The United States Keeps Failing to Finish the Job, from Versailles to Iran
The article argues that U.S. allies in the Middle East are losing confidence in Washington and seeking stability and calm because of American indecision. The author uses a football metaphor, saying the United States has no "finishing foot" in foreign policy, so even promising moves end in failure rather than victory.

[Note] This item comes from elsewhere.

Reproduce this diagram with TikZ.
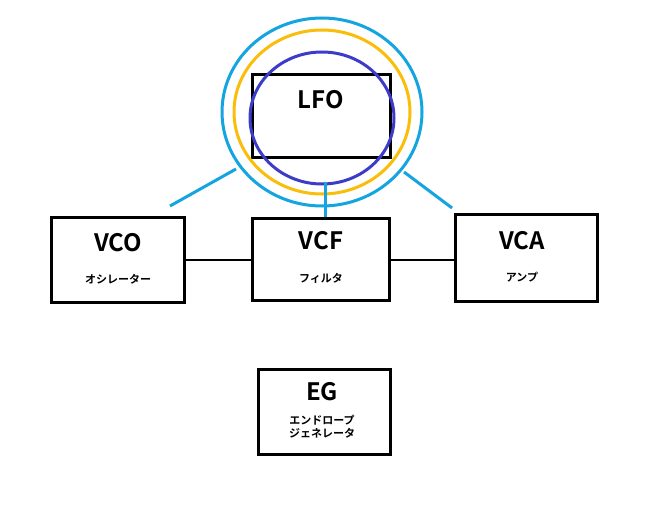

To support that claim, the piece reviews a long list of American setbacks: Woodrow Wilson’s 1918 vision for a postwar order and the League of Nations collapsed when the U.S. Senate rejected membership; the United States backed the Munich Agreement in 1938 but failed to prevent Hitler’s next moves; after the Molotov-Ribbentrop Pact on August 23, 1939, World War II began and Poland was split between Germany and the Soviet Union; and at Yalta in 1945, Stalin outmaneuvered Roosevelt and Churchill, helping seal the Iron Curtain and the Cold War.
The author then points to Korea, where fighting ended in July 1953 without a peace treaty, and Vietnam, where the U.S. suffered a major humiliation after about 20 years of war and 50,000 American deaths. The withdrawal from Saigon on April 29 and 30, 1975, under Operation Frequent Wind, is cited as proof that even the Paris peace accords of January 27, 1973, and Henry Kissinger’s Nobel Prize did not produce a real victory.
A similar pattern, the article says, repeated in Afghanistan, where the U.S. withdrew on August 30, 2021, after spending billions, yet the Taliban still rules. It also mentions Soviet intervention in Hungary in 1956, when the U.S. limited itself to protests, and says President Dwight Eisenhower threatened Israel, Britain, and France during Operation Kadesh. The current standoff with Iran is presented as another American retreat, with the writer saying Donald Trump failed to finish the confrontation, left Israel exposed, and allowed Iran, Hezbollah’s backer, to gain leverage. The piece concludes that Saudi Arabia, Qatar, Dubai and others now seek calm because they no longer trust the U.S., and that Trump will leave the Iran fight in defeat.